Oil prices fell in Asian hours today as traders awaited the release of US crude inventory data, which are expected to show a further rise in stockpiles.
After closing higher yesterday on fresh Russian calls for a production freeze to reduce the global supply glut, US benchmark West Texas Intermediate for delivery in April was 39 cents (1.13 per cent) down at USD 34.01 around 0545 GMT in New York.
Brent North Sea crude for May delivery was 16 cents (0.43 percent) lower at USD 36.65 in London.
"US crude oil inventories increasing is almost becoming a norm. Inventories are already at a historic high" and markets are taking a nonchalant stance towards a continued inch upwards, said Daniel Ang, investment analyst at Phillip Futures in Singapore.
"US production, on the other hand, is slightly more interesting as it is finally starting to show corrections.
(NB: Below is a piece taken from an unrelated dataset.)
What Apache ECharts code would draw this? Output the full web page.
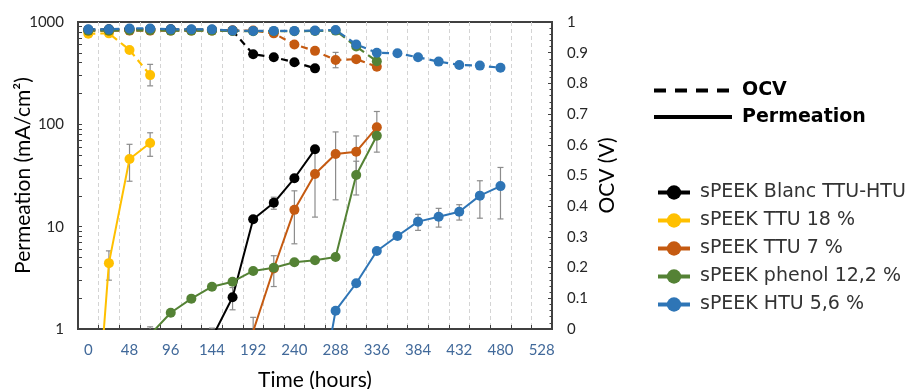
<!DOCTYPE html>
<html><head><meta charset="utf-8">
<script src="https://cdn.jsdelivr.net/npm/echarts@6/dist/echarts.min.js"></script>
<style>html,body{margin:0;padding:0;background:#fff}#c{width:909px;height:389px}</style>
</head><body><div id="c"></div>
<script>
// ---- data ----
const hours = [0,24,48,72,96,120,144,168,192,216,240,264,288,312,336,360,384,408,432,456,480];
const seriesNames = ['sPEEK Blanc TTU-HTU','sPEEK TTU 18 %','sPEEK TTU 7 %','sPEEK phenol 12,2 %','sPEEK HTU 5,6 %'];
const seriesColors = ['#000000','#FFC000','#C55A11','#548235','#2E75B6'];
const xTickLabels = [0,48,96,144,192,240,288,336,384,432,480,528];
const xGridHours = [12,36,60,84,108,132,156,180,204,228,252,276,300,324,348,372,396,420,444,468,492,516];
const logTicks = [1,2,3,4,5,6,7,8,9,10,20,30,40,50,60,70,80,90,100,200,300,400,500,600,700,800,900,1000];

// Permeation (mA/cm²), aligned with hours
const permBlank  = [null,null,null,null,null,null,0.82,2.04,11.8,17.1,29.7,57.0,null,null,null,null,null,null,null,null,null];
const permTTU18  = [0.01,4.4,45.8,65.7,null,null,null,null,null,null,null,null,null,null,null,null,null,null,null,null,null];
const permTTU7   = [null,null,null,null,null,null,null,null,0.95,3.9,14.6,32.7,51.3,54.0,93.5,null,null,null,null,null,null];
const permPhenol = [null,null,null,0.88,1.44,1.98,2.59,2.90,3.69,3.97,4.49,4.69,5.05,32.0,77.4,null,null,null,null,null,null];
const permHTU    = [null,null,null,null,null,null,null,null,null,null,null,0.115,1.51,2.80,5.78,8.1,11.2,12.5,14.0,20.1,24.9];

// OCV (V), aligned with hours
const ocvBlank  = [0.975,0.976,0.977,0.977,0.976,0.975,0.975,0.972,0.895,0.885,0.869,0.849,null,null,null,null,null,null,null,null,null];
const ocvTTU18  = [0.962,0.963,0.909,0.827,null,null,null,null,null,null,null,null,null,null,null,null,null,null,null,null,null];
const ocvTTU7   = [0.972,0.972,0.972,0.972,0.972,0.972,0.972,0.972,0.972,0.963,0.927,0.906,0.876,0.879,0.854,null,null,null,null,null,null];
const ocvPhenol = [0.972,0.972,0.973,0.973,0.972,0.972,0.972,0.971,0.970,0.970,0.970,0.971,0.972,0.920,0.872,null,null,null,null,null,null];
const ocvHTU    = [0.976,0.976,0.979,0.979,0.976,0.976,0.976,0.972,0.971,0.971,0.971,0.972,0.974,0.927,0.900,0.898,0.885,0.871,0.860,0.858,0.851];

// error bars [hour, ±error]
const errPermBlank  = [[144,0.2],[168,0.5],[216,2.3]];
const errPermTTU18  = [[24,1.4],[48,18],[72,17]];
const errPermTTU7   = [[192,0.35],[216,1.3],[240,7.8],[264,20.3],[288,33],[312,23],[336,40]];
const errPermPhenol = [[72,0.17],[312,11.6]];
const errPermHTU    = [[384,2.0],[408,2.6],[432,2.4],[456,8],[480,13]];
const errOcvBlank   = [];
const errOcvTTU18   = [[72,0.035]];
const errOcvTTU7    = [[288,0.025]];
const errOcvPhenol  = [];
const errOcvHTU     = [];

const permAll = [permBlank, permTTU18, permTTU7, permPhenol, permHTU];
const ocvAll  = [ocvBlank, ocvTTU18, ocvTTU7, ocvPhenol, ocvHTU];
const errPermAll = [errPermBlank, errPermTTU18, errPermTTU7, errPermPhenol, errPermHTU];
const errOcvAll  = [errOcvBlank, errOcvTTU18, errOcvTTU7, errOcvPhenol, errOcvHTU];

// ---- build ----
function pairs(vals){ return hours.map((h,i)=>[h, vals[i]]).filter(p=>p[1]!=null); }
function errData(errs, vals, isLog){
  return errs.map(([h,e])=>{
    const v = vals[hours.indexOf(h)];
    let lo = v - e; if (isLog && lo <= 0) lo = 0.01;
    return [h, lo, v + e];
  });
}
function errSeries(data, yIdx){
  return {
    type:'custom', yAxisIndex:yIdx, data:data, clip:true, silent:true, z:1,
    encode:{x:0, y:[1,2]},
    renderItem:function(params, api){
      const x = api.value(0);
      const pHi = api.coord([x, api.value(2)]);
      const pLo = api.coord([x, api.value(1)]);
      const w = 3, st = {stroke:'#8c8c8c', lineWidth:1.2};
      return {type:'group', children:[
        {type:'line', shape:{x1:pHi[0],y1:pHi[1],x2:pLo[0],y2:pLo[1]}, style:st},
        {type:'line', shape:{x1:pHi[0]-w,y1:pHi[1],x2:pHi[0]+w,y2:pHi[1]}, style:st},
        {type:'line', shape:{x1:pLo[0]-w,y1:pLo[1],x2:pLo[0]+w,y2:pLo[1]}, style:st}
      ]};
    }
  };
}

const series = [];
for (let i=0;i<5;i++){
  series.push(errSeries(errData(errPermAll[i], permAll[i], true), 0));
  series.push(errSeries(errData(errOcvAll[i], ocvAll[i], false), 1));
}
for (let i=0;i<5;i++){
  series.push({
    name:seriesNames[i], type:'line', yAxisIndex:0, data:pairs(permAll[i]),
    symbol:'circle', symbolSize:10, color:seriesColors[i],
    lineStyle:{width:2, color:seriesColors[i]}, itemStyle:{color:seriesColors[i]}, z:2
  });
  series.push({
    name:seriesNames[i], type:'line', yAxisIndex:1, data:pairs(ocvAll[i]),
    symbol:'circle', symbolSize:10, color:seriesColors[i],
    lineStyle:{width:2.2, type:[7,5], color:seriesColors[i]}, itemStyle:{color:seriesColors[i]}, z:2
  });
}
series.push({name:'OCV', type:'line', yAxisIndex:1, data:[], symbol:'none', color:'#000',
  lineStyle:{color:'#000', type:[12,9], width:4}});
series.push({name:'Permeation', type:'line', yAxisIndex:1, data:[], symbol:'none', color:'#000',
  lineStyle:{color:'#000', width:4}});

const axisCol = '#404040';
const option = {
  animation:false,
  backgroundColor:'#fff',
  grid:{left:78, right:357, top:22, bottom:60, containLabel:false, outerBoundsMode:'none',
        show:true, borderColor:axisCol, borderWidth:2, backgroundColor:'#fff'},
  legend:[
    {data:['OCV','Permeation'], orient:'vertical', left:652, top:81, padding:0,
     itemWidth:78, itemHeight:14, itemGap:7.5, selectedMode:false,
     lineStyle:{width:4}, itemStyle:{opacity:0},
     textStyle:{fontFamily:'DejaVu Sans', fontWeight:'bold', fontSize:19, color:'#000', padding:[0,0,0,5]}},
    {data:seriesNames, orient:'vertical', left:656, top:183, padding:0,
     itemWidth:32, itemHeight:18, itemGap:9, selectedMode:false,
     lineStyle:{width:4},
     textStyle:{fontFamily:'DejaVu Sans', fontSize:19, color:'#333', padding:[0,0,0,5]}}
  ],
  xAxis:{
    type:'value', min:-12, max:540,
    axisLine:{onZero:false, lineStyle:{color:axisCol, width:2}},
    axisTick:{show:true, inside:true, length:4, customValues:xGridHours, lineStyle:{color:axisCol}},
    splitLine:{show:true, lineStyle:{color:'#d4d4d4', type:[4,3], width:1}},
    axisLabel:{customValues:xTickLabels, color:'#41699A', fontFamily:'Lato', fontSize:15, margin:14},
    name:'Time (hours)', nameLocation:'middle', nameGap:41, nameMoveOverlap:false,
    nameTextStyle:{fontFamily:'Lato', fontSize:21, color:'#000'}
  },
  yAxis:[
    {type:'log', logBase:10, min:1, max:1000, position:'left',
     axisLine:{show:true, onZero:false, lineStyle:{color:axisCol, width:2}},
     axisTick:{show:true, inside:true, length:4, customValues:logTicks, lineStyle:{color:axisCol}},
     splitLine:{show:false},
     axisLabel:{color:'#262626', fontFamily:'Lato', fontSize:15, margin:14, formatter:function(v){return String(v);}},
     name:'Permeation (mA/cm²)', nameLocation:'middle', nameRotate:90, nameGap:44, nameMoveOverlap:false,
     nameTextStyle:{fontFamily:'Lato', fontSize:21, color:'#000'}},
    {type:'value', min:0, max:1, interval:0.1, position:'right',
     axisLine:{show:true, onZero:false, lineStyle:{color:axisCol, width:2}},
     axisTick:{show:true, inside:true, length:4, lineStyle:{color:axisCol}},
     minorTick:{show:true, splitNumber:5, length:2.5, lineStyle:{color:axisCol}},
     splitLine:{show:false}, minorSplitLine:{show:false},
     axisLabel:{color:'#262626', fontFamily:'Lato', fontSize:15, margin:15},
     name:'OCV (V)', nameLocation:'middle', nameRotate:90, nameGap:45, nameMoveOverlap:false,
     nameTextStyle:{fontFamily:'Lato', fontSize:21, color:'#000'}}
  ],
  series:series
};
const chart = echarts.init(document.getElementById('c'), null, {renderer:'canvas'});
chart.setOption(option);
</script></body></html>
We highly expect to see US oil production drop a lot more now that prices are in the USD 30 region, which could result in the easing of global oil supply," he added in a note.
A Bloomberg News survey ahead today's Energy Information Administration (EIA) report showed that US crude stockpiles probably increased 3.4 million barrels from an 86-year high last week.
The EIA is projected to report that supplies of gasoline and distillate fuel, a category that includes diesel and heating oil, dropped, Bloomberg added.
Oil prices had risen yesterday on increasing optimism of an output freeze to shore up the market as Russia said domestic oil groups supported the proposal.
Opening a meeting with Russian oil group chiefs, President Vladimir Putin said Energy Minister Alexander Novak had led discussions on forging a freeze agreement between producer countries.
He said the idea was to "fix Russia's 2016 production level at that of January," which was a post-Soviet record of 10.8 million barrels per day on average.
The market gained a lift in the latter half of February when OPEC kingpin Saudi Arabia and non-OPEC member Russia agreed to freeze output to January levels, if other major producers followed suit.
But disappointment that there was no output cut, and skepticism that such a freeze could be agreed, has contributed to recent market volatility.